Foreign agents are required by law to label their publications with a lengthy disclaimer, and are subjected to a costly and burdensome regime of reporting their income and spending, and financial audits.
In its ruling https://hudoc.echr.coe.int/eng#%7B%22languageisocode%22:[%22ENG%22],%22documentcollectionid2%22:[%22JUDGMENTS%22],%22itemid%22:[%22001-217751%22]%7D in the case of 73 Russian groups designated as foreign agents, Europe’s top human rights court said the law violated freedom of assembly and association.
The court said the use of political activity as a criterion to designate groups as foreign agents produced “incoherent results and engendered uncertainty among NGOs wishing to engage in civil society activities relating to, in particular, human rights or the protection of the environment or charity work”.
Kremlin spokesperson Dmitry Peskov said he would not comment on the ruling because parliament had ended the European Court of Human Rights’ jurisdiction in Russia with legislation signed off last week.
“Russia no longer implements these decisions,” he told reporters on a conference call.
Russian human rights groups Agora, one of the applicants in ECHR case, hailed the ruling as a “big victory”.
“The court fully agreed with the applicant organisations that the law on foreign agents is not only unpredictable but also hinders the legitimate work of civil society,” Agora lawyer Kirill Koroteyev said.

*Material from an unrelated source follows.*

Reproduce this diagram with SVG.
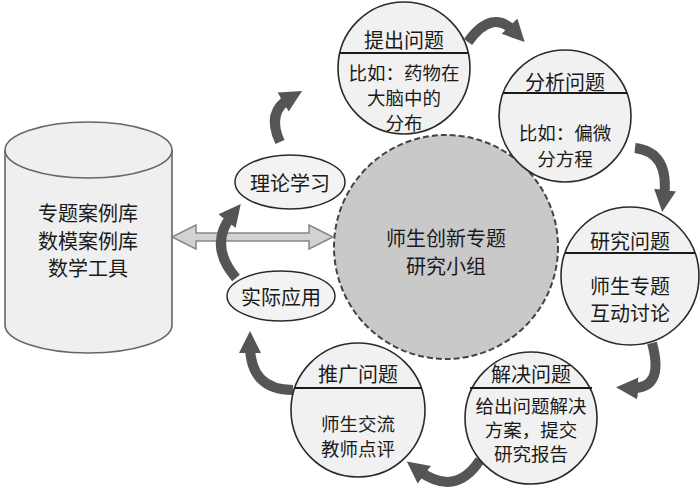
<svg xmlns="http://www.w3.org/2000/svg" width="700" height="488" viewBox="0 0 700 488">
<defs>
<style>
text{font-family:"Noto Sans CJK SC","Noto Sans CJK JP",sans-serif;font-size:20px;fill:#1a1a1a;text-anchor:middle;dominant-baseline:central}
.sm{font-size:18.5px}
.node{fill:#f1f1f1;stroke:#2a2a2a;stroke-width:1.6}
.div{stroke:#1a1a1a;stroke-width:1.8}
.ell{fill:#f3f3f3;stroke:#2a2a2a;stroke-width:1.5}
.flow{fill:none;stroke:#555;stroke-width:10;stroke-linecap:butt}
</style>
<marker id="ah" markerUnits="userSpaceOnUse" markerWidth="24" markerHeight="24" refX="8" refY="11" orient="auto">
<path d="M0,0 L22,11 L0,22 z" fill="#555"/>
</marker>
</defs>
<rect width="700" height="488" fill="#fff"/>

<g id="database">
<path d="M5,150 L5,325 A83.5,28 0 0 0 172,325 L172,150" fill="#efefef" stroke="#666" stroke-width="1.6"/>
<ellipse cx="88.5" cy="150" rx="83.5" ry="28" fill="#efefef" stroke="#666" stroke-width="1.6"/>
<text x="88" y="212" font-size="21">专题案例库</text>
<text x="88" y="240" font-size="21">数模案例库</text>
<text x="88" y="267" font-size="21">数学工具</text>
</g>

<g id="center">
<circle cx="446" cy="247" r="112" fill="#c9c9c9" stroke="#444" stroke-width="2" stroke-dasharray="6,3"/>
<text x="446" y="237">师生创新专题</text>
<text x="446" y="265">研究小组</text>
</g>

<g id="connectors">
<path d="M172,237 L196,225 L196,233 L309,233 L309,225 L333,237 L309,249 L309,241 L196,241 L196,249 Z" fill="#d2d2d2" stroke="#888" stroke-width="1.5"/>
<path class="flow" d="M280,142 Q266,112 290,98" marker-end="url(#ah)"/>
<path class="flow" d="M468,42 Q492,8 515,32" marker-end="url(#ah)"/>
<path class="flow" d="M635,148 Q670,152 664,198" marker-end="url(#ah)"/>
<path class="flow" d="M652,343 Q665,390 630,388" marker-end="url(#ah)"/>
<path class="flow" d="M480,460 Q455,498 418,470" marker-end="url(#ah)"/>
<path class="flow" d="M293,390 Q250,390 250,345" marker-end="url(#ah)"/>
<path class="flow" d="M236,278 Q208,245 232,215" marker-end="url(#ah)"/>
</g>

<g id="theory">
<ellipse class="ell" cx="290" cy="182" rx="55" ry="27"/>
<text x="290" y="182">理论学习</text>
</g>
<g id="practice">
<ellipse class="ell" cx="281" cy="296" rx="54" ry="25"/>
<text x="281" y="296">实际应用</text>
</g>

<g id="raise">
<circle class="node" cx="404" cy="68" r="66"/>
<line class="div" x1="340" y1="53" x2="468" y2="53"/>
<text x="404" y="39">提出问题</text>
<text class="sm" x="404" y="72">比如：药物在</text>
<text class="sm" x="404" y="97">大脑中的</text>
<text class="sm" x="404" y="122">分布</text>
</g>

<g id="analyze">
<circle class="node" cx="565" cy="116" r="66"/>
<line class="div" x1="503" y1="93" x2="627" y2="93"/>
<text x="565" y="81">分析问题</text>
<text class="sm" x="565" y="132">比如：偏微</text>
<text class="sm" x="565" y="158">分方程</text>
</g>

<g id="research">
<circle class="node" cx="630" cy="276" r="69"/>
<line class="div" x1="565" y1="253" x2="695" y2="253"/>
<text x="630" y="240">研究问题</text>
<text x="630" y="285">师生专题</text>
<text x="630" y="312">互动讨论</text>
</g>

<g id="solve">
<circle class="node" cx="531" cy="418" r="66"/>
<line class="div" x1="470" y1="388" x2="592" y2="388"/>
<text x="531" y="373">解决问题</text>
<text class="sm" x="531" y="405">给出问题解决</text>
<text class="sm" x="531" y="429">方案，提交</text>
<text class="sm" x="531" y="453">研究报告</text>
</g>

<g id="promote">
<circle class="node" cx="358" cy="410" r="67"/>
<line class="div" x1="294" y1="388" x2="422" y2="388"/>
<text x="358" y="373">推广问题</text>
<text class="sm" x="358" y="423">师生交流</text>
<text class="sm" x="358" y="448">教师点评</text>
</g>
</svg>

The ruling comes a week after the lower house of Russia’s parliament gave initial approval to a bill further tightening the “foreign agent” legislation at a time of heightened distrust of the West since Russia sent troops into Ukraine on Feb. 24.
Russia adopted its first such law in 2012. It has since been expanded to include non-profit organisations, media outlets and individual Russian citizens including journalists and activists.